La "colpa" è tutta di Renato Carosone se Stefano Bollani, versatile compositore e straordinario improvvisatore, capace di spaziare con la creatività tra più generi apparentemente lontani, è innamorato di Napoli. A 11 anni incise una cassetta con delle sue canzoni e la inviò al maestro, che, per fortuna, si prese la briga non solo di rispondergli ma di dispensare consigli: «ascolta molto blues e molto jazz». E così fu.
Oggi con "Napoli Trip", nuovo progetto discografico uscito due mesi fa per la Decca Records, Bollani sembra quasi voler ringraziare il suo mentore mettendo in musica una vera e propria dichiarazione d'amore per Napoli, città che - confessa il musicista - ha frequentato più di Rio, luogo a lui molto caro.
E proprio con lo stesso spirito di Carosone, gaudente e leggero, il compositore fiorentino, con la complicità di Jim Black alla batteria, Nico Gori al clarinetto e del napoletanissimo Daniele Sepe al sassofono, ha offerto martedi sera all'Arena Flegrea, un ritratto molto personale, scevro da luoghi comuni, del “Paese d’ ‘o sole" improvvisando anche un siparietto in lingua napoletano-americana con il musicista partenopeo, il cui apporto al disco è stato di fondamentale importanza.

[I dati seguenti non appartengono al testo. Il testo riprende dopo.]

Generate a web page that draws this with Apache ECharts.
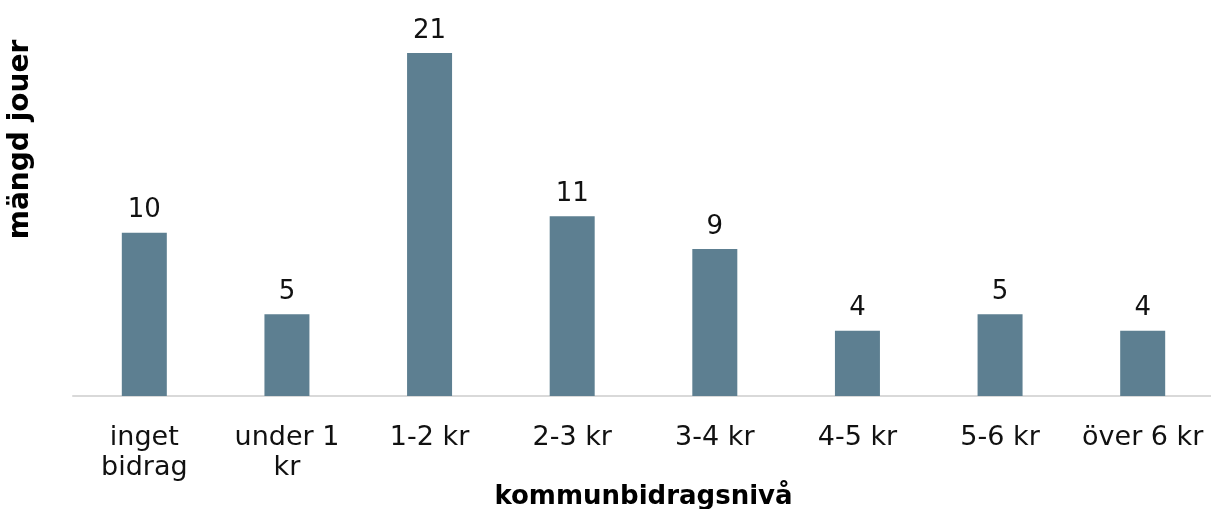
<!DOCTYPE html>
<html>
<head>
<meta charset="utf-8">
<script src="https://cdn.jsdelivr.net/npm/echarts@6/dist/echarts.min.js"></script>
<style>
  html, body { margin: 0; padding: 0; background: #fff; }
  #chart { width: 1211px; height: 509px; }
</style>
</head>
<body>
<div id="chart"></div>
<script>
const categories = ['inget\nbidrag', 'under 1\nkr', '1-2 kr', '2-3 kr', '3-4 kr', '4-5 kr', '5-6 kr', 'över 6 kr']
const values = [10, 5, 21, 11, 9, 4, 5, 4]

const font = 'DejaVu Sans, Verdana, sans-serif'
const chart = echarts.init(document.getElementById('chart'))

chart.setOption({
  animation: false,
  textStyle: { fontFamily: font },
  grid: { left: 73, right: -3, top: 53, bottom: 113, outerBoundsMode: 'none', containLabel: false },
  xAxis: {
    type: 'category',
    data: categories,
    name: 'kommunbidragsnivå',
    nameLocation: 'middle',
    nameGap: 88,
    nameMoveOverlap: false,
    nameTextStyle: { fontSize: 26, fontWeight: 'bold', color: '#000', fontFamily: font },
    axisTick: { show: false },
    axisLine: { lineStyle: { color: '#d9d9d9', width: 2 } },
    axisLabel: { color: '#111', fontSize: 27, margin: 27, lineHeight: 30, interval: 0, fontFamily: font }
  },
  yAxis: {
    type: 'value',
    min: 0,
    max: 21,
    name: 'mängd jouer',
    nameLocation: 'middle',
    nameGap: 38,
    nameRotate: 90,
    nameMoveOverlap: false,
    nameTextStyle: { fontSize: 28, fontWeight: 'bold', color: '#000', fontFamily: font, padding: [0, 0, 0, 170] },
    axisLine: { show: false },
    axisTick: { show: false },
    axisLabel: { show: false },
    splitLine: { show: false }
  },
  series: [
    {
      type: 'bar',
      data: values,
      barWidth: 45,
      itemStyle: { color: '#5d7f91' },
      label: {
        show: true,
        position: 'top',
        distance: 9,
        fontSize: 26,
        color: '#111',
        fontFamily: font
      }
    }
  ]
})
</script>
</body>
</html>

In un'atmosfera frizzante e briosa, a volte irriverente, il "trip" di Bollani ha attraversato più linguaggi musicali, dal jazz, alle ritmiche brasiliane e mediterranee, al blues, ora servendosi solo del piano come in "’Nu quart e ‘luna" o nel toccante omaggio a Pino Daniele con "Putess essere allero", ora del contributo dei suoi "compagni di viaggio" come in “Napoli's Blues”, dove l'assolo di clarinetto di Gori ha sballottato il pubblico su e giù per il pentagramma, o nell'omaggio a Nino Taranto con "Il Bel Ciccillo" piuttosto che nell'ironica "Guapparia 2000" in compagnia di Lorenzo Hengeller.
Dall’ironia il "trip" è sprofondato decisamente verso una deriva goliardica quando sul palco sono salite le «persone maleducate» ossia una parte della ciurma di Capitan Capitone (Daniele Sepe) costituita da Gnut, Sollo, Tarataglia, Colella, Aldolà, che si sono cimentate in "Amo'", un dialogo kitsch, su un jazz venato di ritmiche carioca, tra un lui e una lei ubriachi di birra.
È stata poi Floriana Gangiano, in arte Flo, che ha aperto lo show con la sua voce potente e carica di pathos, a riportare il pubblico dentro le viscere di Napoli con “Bammenella ‘e copp ‘e quartiere” e consegnarlo, di li a poco, ad un finale scoppiettante in cui Bollani&Friends non si sono risparmiati in quanto ad omaggi ai grandi della canzone napoletana.
Un concerto, quello del versatile compositore toscano, che ha dipinto un affresco molto personale della città di Napoli, in cui hanno prevalso i colori allegri rispetto a quello scuri, pure a volte toccati dall’ancestrale suono della batteria di Jim Black, e in cui il musicista ha messo in secondo piano, a favore di un lavoro corale, le sue virtuosistiche improvvisazioni ed eccellenti interpretazioni di “Arrivano gli alieni” (presentato questo inverno al Teatro Augusteo di Napoli).
Ma, appunto, “Napoli Trip”, è un’altra cosa. È una dichiarazione d’amore allegra e temeraria a Napoli, declamata da Stefano Bollani con quella giusta dose di simpatica “cialtroneria” che gli varrebbe senza ombra di dubbio la cittadinanza onoraria.